The event is hybrid format. You may attend in-person at Burlington House or join the livestream via Zoom.

Lecture synopsis

As part of the Posiva's safety case for the spent nuclear fuel repository at Olkiluoto, Finland, it needs to identify and assess scenarios for the far future evolution of the disposal site. One of the Key Factors considered in the safety case is uncertainty in the knowledge of future earthquakes associated with glacial loading and unloading of the crust and their consequences for the performance of the disposal system. Such a far into the future earthquake may lead to or contribute to a loss of canister integrity, and, through violating L3-ROC-23 requirement, release of radionuclides.

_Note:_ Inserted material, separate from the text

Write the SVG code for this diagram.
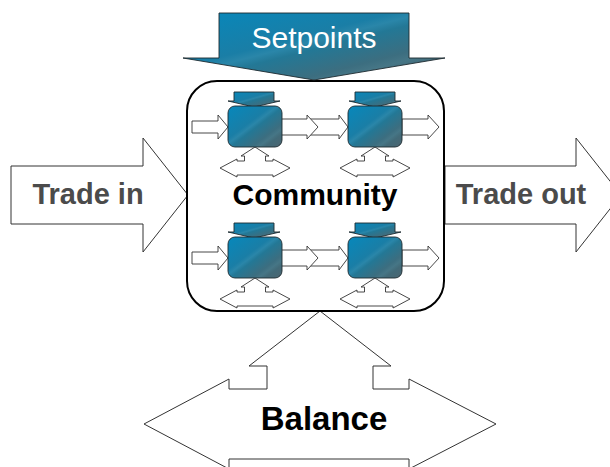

The hazard imposed by the primary displacement on a fracture can be handled by avoiding canister emplacement within fault cores and their associated damage zones, where most of the slip takes place during an earthquake. Consequently, the seismic hazard is reduced to the effects caused by the secondary displacements.

About the speaker

Dr Mark Cottrell is Technical Director for WSP UK Limited.  He is an experienced multi-disciplined sub-surface professional who regularly provides technical and commercial expertise in the Energy (oil & gas, deep geothermal, and CCS), Infrastructure (tunnels/caverns/dams/slopes), Nuclear Waste (GDF, site characterisation, performance assessment/safety, & deposition tunnel/pit engineering), and Mining (surface and underground stability) industries. He is also the global Technical Director of the Geoscience & FracMan group in WSP, with a proven focus on using technology to support subsurface characterisation, flow and geomechanics in engineering design, and risk minimisation.